Source: Martina. "Measuring Ketones." Web blog post. KetoDietApp.com. Compumaster Ltd., 30 Nov. 2013. Web. 14 Apr. 2016. <http://ketodietapp.com/Blog/post/2013/11/30/Ketosis-Measuring-Ketones>.
There are three types of ketone bodies: Acetone, Acetoacetate and Beta-Hydroxybutryate (BHB). Unlike protein intake, where the daily amount is determined by your lean mass weight, the amount of carbs to enter ketosis can be estimated using:
1) Blood ketone meter
It's the most accurate way to measure ketone bodies, beta-bydroxybutryate (BHB, although not technically a ketone body). Blood ketone meters can precisely determine the level of ketones in your blood but they are also pricey. To give you an idea, the meter itself is about $40 and the test strips cost $5 each. If you want to test yourself daily, it will cost you $150 per month plus the cost of the meter. I don't know about you but I'd rather spend it on quality food or a gym membership. On the other hand, if you are on the Restricted Ketogenic Diet and numbers matter to you, a blood ketone meter may be the best and only option you have.
2) Breath testing - "Breathalyzer"
According to Volek and Phinney in The Art and Science of Low-Carbohydrate Living (chapter 13, Ketones - To Measure or Not), a non-invasive and cheap alternative is to measure breath acetone concentration. Acetone is one of the ketone bodies that results from a break down of acetoacetate.
The Ketonix Acetone Breathalyzer is available and offers an easy and inexpensive way to test your breath ketones (acetone). Keep in mind that breath ketones do not always exactly correlate with blood ketones and are affected by several factors (alcohol consumption and water intake). You can find my review of the breathalyzer here.
3) Urine ketone strips
Ketostix, Uriscan and other urine detection strips are not as accurate and may not work for some people. They only show excess ketone bodies excreted via urine (acetoacetate) but tell you nothing about the level of ketones in your bloodstream (BHB) which is most probably higher.

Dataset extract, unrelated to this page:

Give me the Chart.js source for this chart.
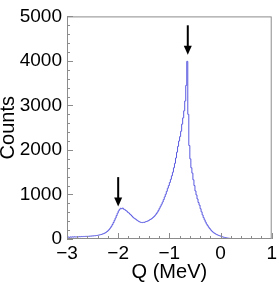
<!DOCTYPE html>
<html>
<head>
<meta charset="utf-8">
<script src="https://cdn.jsdelivr.net/npm/chart.js@4"></script>
<style>
  html, body { margin: 0; padding: 0; background: #fff; }
  #wrap { width: 280px; height: 282px; }
</style>
</head>
<body>
<div id="wrap"><canvas id="chart"></canvas></div>
<script>
/* histogram: Q (MeV), 0.02 MeV bins from -3 to 1 */
const qMin = -3.0;
const qMax = 1.0;
const binWidth = 0.02;
const counts = [
  40, 44, 38, 46, 42, 48, 43, 50, 45, 47,
  52, 48, 55, 50, 57, 53, 58, 55, 61, 57,
  62, 59, 66, 63, 70, 67, 74, 72, 78, 80,
  85, 90, 96, 102, 110, 118, 128, 140, 155, 172,
  195, 220, 250, 285, 325, 370, 420, 470, 525, 580,
  630, 665, 690, 680, 695, 670, 660, 640, 625, 600,
  585, 560, 540, 515, 490, 470, 455, 440, 420, 405,
  390, 380, 372, 368, 375, 372, 385, 392, 400, 410,
  425, 440, 452, 470, 490, 512, 540, 570, 605, 645,
  690, 735, 780, 830, 885, 945, 1005, 1070, 1140, 1200,
  1270, 1340, 1420, 1500, 1600, 1700, 1820, 1950, 2080, 2200,
  2300, 2420, 2580, 2720, 2880, 3100, 3450, 3990, 2800, 2100,
  1800, 1600, 1480, 1330, 1200, 1080, 990, 900, 820, 760,
  680, 610, 540, 480, 430, 380, 335, 300, 265, 235,
  205, 180, 158, 140, 125, 110, 98, 88, 78, 70,
  62, 52, 45, 38, 33, 27, 23, 19, 16, 13,
  11, 10, 8, 7, 7, 6, 5, 5, 4, 4,
  4, 3, 3, 3, 3, 2, 3, 2, 2, 2,
  2, 2, 1, 2, 1, 1, 1, 2, 1, 1,
  1, 1, 1, 0, 1, 1, 0, 1, 1, 0
];

/* arrows marking the two peaks */
const arrowQ = [-0.64, -2.0];
const arrowTop = [4800, 1390];
const arrowTip = [4140, 730];

const xTicks = [-3, -2, -1, 0, 1];
const yTicks = [0, 1000, 2000, 3000, 4000, 5000];

// step points at bin left edges, plus closing point at the upper edge
const histPoints = counts.map((c, i) => ({ x: qMin + i * binWidth, y: c }));
histPoints.push({ x: qMax, y: counts[counts.length - 1] });

const frameColor = '#8c8c8c';

const framePlugin = {
  id: 'frame',
  afterDraw(chart) {
    const { ctx, chartArea: a, scales } = chart;
    const xs = scales.x, ys = scales.y;
    ctx.save();
    ctx.strokeStyle = frameColor;
    ctx.lineWidth = 1;
    ctx.strokeRect(a.left + 0.5, a.top + 0.5, a.right - a.left - 1, a.bottom - a.top - 1);

    // x ticks, inward from bottom
    ctx.beginPath();
    for (let v = -3; v <= 1.0001; v += 0.2) {
      const px = Math.round(xs.getPixelForValue(v)) + 0.5;
      const major = Math.abs(v - Math.round(v)) < 1e-6;
      const len = major ? 6 : 3;
      ctx.moveTo(px, a.bottom);
      ctx.lineTo(px, a.bottom - len);
    }
    // y ticks, inward from left
    for (let v = 0; v <= 5000; v += 200) {
      const py = Math.round(ys.getPixelForValue(v)) + 0.5;
      const len = v % 1000 === 0 ? 6 : 3;
      ctx.moveTo(a.left, py);
      ctx.lineTo(a.left + len, py);
    }
    ctx.stroke();

    // arrows
    ctx.fillStyle = '#000';
    ctx.strokeStyle = '#000';
    arrowQ.forEach((q, i) => {
      const px = xs.getPixelForValue(q);
      const y0 = ys.getPixelForValue(arrowTop[i]);
      const y1 = ys.getPixelForValue(arrowTip[i]);
      ctx.lineWidth = 2;
      ctx.beginPath();
      ctx.moveTo(px, y0);
      ctx.lineTo(px, y1 - 8);
      ctx.stroke();
      ctx.beginPath();
      ctx.moveTo(px - 4, y1 - 9);
      ctx.lineTo(px + 4, y1 - 9);
      ctx.lineTo(px, y1);
      ctx.closePath();
      ctx.fill();
    });
    ctx.restore();
  }
};

new Chart(document.getElementById('chart'), {
  type: 'line',
  data: {
    datasets: [{
      data: histPoints,
      stepped: 'before',
      borderColor: 'rgb(90, 90, 225)',
      borderWidth: 1,
      pointRadius: 0,
      fill: false
    }]
  },
  options: {
    responsive: true,
    maintainAspectRatio: false,
    animation: false,
    layout: { padding: { top: 7, right: 4, left: 0, bottom: 0 } },
    plugins: { legend: { display: false }, tooltip: { enabled: false } },
    scales: {
      x: {
        type: 'linear',
        min: qMin,
        max: qMax,
        afterBuildTicks: s => { s.ticks = xTicks.map(v => ({ value: v })); },
        afterFit: s => { s.height = 43; },
        grid: { display: false, drawTicks: false },
        border: { display: false },
        ticks: {
          padding: 3,
          color: '#000',
          font: { family: 'Liberation Sans', size: 19 },
          callback: v => (v < 0 ? '\u2212' + Math.abs(v) : String(v))
        },
        title: {
          display: true,
          text: 'Q (MeV)',
          color: '#000',
          font: { family: 'Liberation Sans', size: 20, lineHeight: 1 },
          padding: { top: 2, bottom: 0 }
        }
      },
      y: {
        min: 0,
        max: 5000,
        afterBuildTicks: s => { s.ticks = yTicks.map(v => ({ value: v })); },
        afterFit: s => { s.width = 67; },
        grid: { display: false, drawTicks: false },
        border: { display: false },
        ticks: {
          padding: 5,
          color: '#000',
          font: { family: 'Liberation Sans', size: 19 },
          callback: v => String(v)
        },
        title: {
          display: true,
          text: 'Counts',
          color: '#000',
          font: { family: 'Liberation Sans', size: 20, lineHeight: 0.8 },
          padding: { top: 0, bottom: 0 }
        }
      }
    }
  },
  plugins: [framePlugin]
});
</script>
</body>
</html>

Some people use them to test if they are sensitive to certain foods that may be keto-friendly but still have a negative effect on their weight loss. They are easy to use and fairly cheap. You'll pay about $10 for 50 strips, that's $6 a month if you test yourself daily. If urine detection strips don't work for you, use one of the other two methods.
Listening to your body's signals is another way of finding out whether you are in ketosis. When your body is in ketosis, you may smell of acetone. This could be sensed in your breath, sweat or urine. Some people refer to this as ketogenic "fruity" smelling breath. If you detect any of these signs, you are more than likely in ketosis.